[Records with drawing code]
****************
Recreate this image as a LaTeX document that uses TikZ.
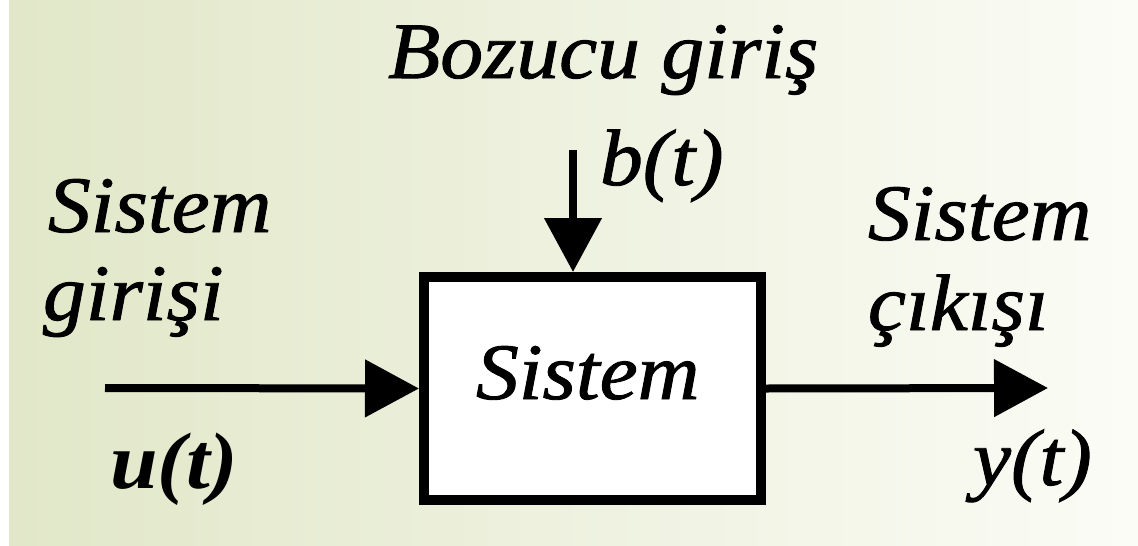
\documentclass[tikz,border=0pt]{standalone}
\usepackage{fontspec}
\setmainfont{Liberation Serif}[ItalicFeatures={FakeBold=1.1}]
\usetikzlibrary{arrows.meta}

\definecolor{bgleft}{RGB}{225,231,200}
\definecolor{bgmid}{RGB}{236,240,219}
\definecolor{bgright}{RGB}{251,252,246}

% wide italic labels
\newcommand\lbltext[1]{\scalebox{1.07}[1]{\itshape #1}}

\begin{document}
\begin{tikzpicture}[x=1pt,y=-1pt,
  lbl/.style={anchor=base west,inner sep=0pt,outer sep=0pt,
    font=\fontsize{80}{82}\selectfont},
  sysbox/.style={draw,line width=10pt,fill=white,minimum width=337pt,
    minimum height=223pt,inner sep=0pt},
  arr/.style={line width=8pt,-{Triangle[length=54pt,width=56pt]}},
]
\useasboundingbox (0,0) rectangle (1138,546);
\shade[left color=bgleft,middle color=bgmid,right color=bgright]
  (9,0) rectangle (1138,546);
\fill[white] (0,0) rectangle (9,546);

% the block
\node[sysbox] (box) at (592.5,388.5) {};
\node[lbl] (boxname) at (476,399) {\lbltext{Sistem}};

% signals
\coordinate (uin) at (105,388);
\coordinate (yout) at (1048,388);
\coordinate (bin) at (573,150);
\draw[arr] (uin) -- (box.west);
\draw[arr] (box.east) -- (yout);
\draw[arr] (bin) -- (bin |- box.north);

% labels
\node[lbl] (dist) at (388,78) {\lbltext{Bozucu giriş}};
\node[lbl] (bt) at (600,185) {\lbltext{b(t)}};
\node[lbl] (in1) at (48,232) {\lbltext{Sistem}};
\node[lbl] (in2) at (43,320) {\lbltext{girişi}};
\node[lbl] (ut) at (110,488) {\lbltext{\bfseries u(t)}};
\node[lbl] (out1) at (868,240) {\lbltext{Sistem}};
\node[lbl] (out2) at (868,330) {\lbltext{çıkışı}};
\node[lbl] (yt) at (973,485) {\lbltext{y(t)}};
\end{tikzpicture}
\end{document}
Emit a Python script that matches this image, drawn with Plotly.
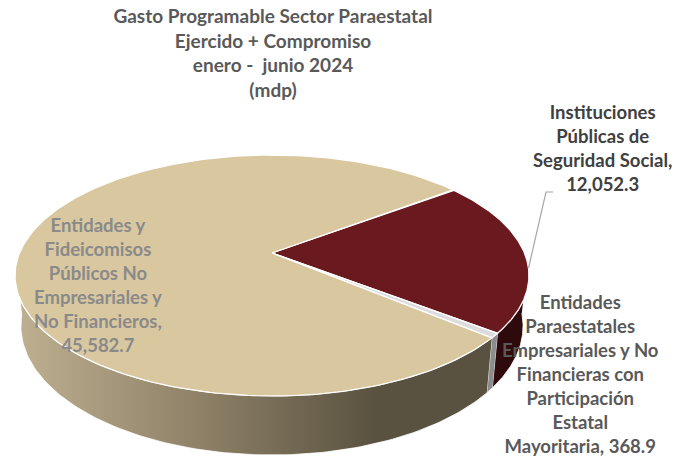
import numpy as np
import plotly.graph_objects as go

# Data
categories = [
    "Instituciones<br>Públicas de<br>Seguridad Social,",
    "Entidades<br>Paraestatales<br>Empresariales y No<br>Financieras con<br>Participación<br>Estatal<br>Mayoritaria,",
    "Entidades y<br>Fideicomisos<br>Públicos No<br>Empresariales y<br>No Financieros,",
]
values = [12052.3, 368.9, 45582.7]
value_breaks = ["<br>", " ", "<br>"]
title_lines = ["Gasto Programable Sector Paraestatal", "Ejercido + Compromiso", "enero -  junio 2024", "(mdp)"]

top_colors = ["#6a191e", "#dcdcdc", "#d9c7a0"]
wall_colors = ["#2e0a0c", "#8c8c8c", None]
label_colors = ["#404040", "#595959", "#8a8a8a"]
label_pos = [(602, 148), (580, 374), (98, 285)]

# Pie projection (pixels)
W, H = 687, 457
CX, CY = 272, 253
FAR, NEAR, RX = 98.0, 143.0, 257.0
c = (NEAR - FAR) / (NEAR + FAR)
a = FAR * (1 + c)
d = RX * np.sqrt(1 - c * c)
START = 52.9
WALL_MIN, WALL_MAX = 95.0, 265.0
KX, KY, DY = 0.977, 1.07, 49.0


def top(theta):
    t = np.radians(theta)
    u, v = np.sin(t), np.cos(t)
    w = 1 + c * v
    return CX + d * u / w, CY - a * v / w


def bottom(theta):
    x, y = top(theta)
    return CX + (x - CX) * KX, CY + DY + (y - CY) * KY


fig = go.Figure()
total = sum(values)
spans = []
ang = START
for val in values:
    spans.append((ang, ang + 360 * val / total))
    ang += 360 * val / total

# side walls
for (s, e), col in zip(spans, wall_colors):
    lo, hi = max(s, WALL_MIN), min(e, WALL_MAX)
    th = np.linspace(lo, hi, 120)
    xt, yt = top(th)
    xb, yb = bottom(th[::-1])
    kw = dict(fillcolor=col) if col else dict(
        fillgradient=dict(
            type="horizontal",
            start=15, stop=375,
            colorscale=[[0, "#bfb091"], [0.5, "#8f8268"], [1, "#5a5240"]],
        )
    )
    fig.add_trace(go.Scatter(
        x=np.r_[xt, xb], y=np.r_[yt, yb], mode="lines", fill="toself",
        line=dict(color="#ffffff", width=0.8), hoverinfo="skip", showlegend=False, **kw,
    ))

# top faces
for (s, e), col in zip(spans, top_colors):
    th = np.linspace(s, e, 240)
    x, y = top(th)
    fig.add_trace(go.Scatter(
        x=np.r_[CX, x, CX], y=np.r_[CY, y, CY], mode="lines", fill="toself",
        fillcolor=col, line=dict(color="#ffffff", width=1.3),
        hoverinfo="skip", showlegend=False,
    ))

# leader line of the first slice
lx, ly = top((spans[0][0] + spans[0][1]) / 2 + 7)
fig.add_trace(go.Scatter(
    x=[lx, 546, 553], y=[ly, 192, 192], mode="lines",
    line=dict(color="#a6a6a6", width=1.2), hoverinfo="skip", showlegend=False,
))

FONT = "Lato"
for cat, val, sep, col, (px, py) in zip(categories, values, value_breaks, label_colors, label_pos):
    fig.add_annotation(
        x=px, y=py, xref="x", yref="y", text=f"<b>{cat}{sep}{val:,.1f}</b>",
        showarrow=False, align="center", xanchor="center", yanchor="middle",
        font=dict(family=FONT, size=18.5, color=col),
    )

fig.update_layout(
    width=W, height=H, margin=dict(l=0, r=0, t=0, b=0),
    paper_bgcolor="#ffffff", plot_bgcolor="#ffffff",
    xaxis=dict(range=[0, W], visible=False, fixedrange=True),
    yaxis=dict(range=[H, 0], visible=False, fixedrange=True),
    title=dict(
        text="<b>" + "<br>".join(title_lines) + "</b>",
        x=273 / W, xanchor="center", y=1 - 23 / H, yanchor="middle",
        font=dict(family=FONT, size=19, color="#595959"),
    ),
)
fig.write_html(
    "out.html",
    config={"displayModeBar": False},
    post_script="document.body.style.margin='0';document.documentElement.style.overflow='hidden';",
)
****************
GIVEN REQUEST
Leave the pictures out and copy exactly the lines from the one with "Emit a Python" through the one with "import plotly.graph_objects as go", nothing more.

ANSWER IN FULL
Emit a Python script that matches this image, drawn with Plotly.
import numpy as np
import plotly.graph_objects as go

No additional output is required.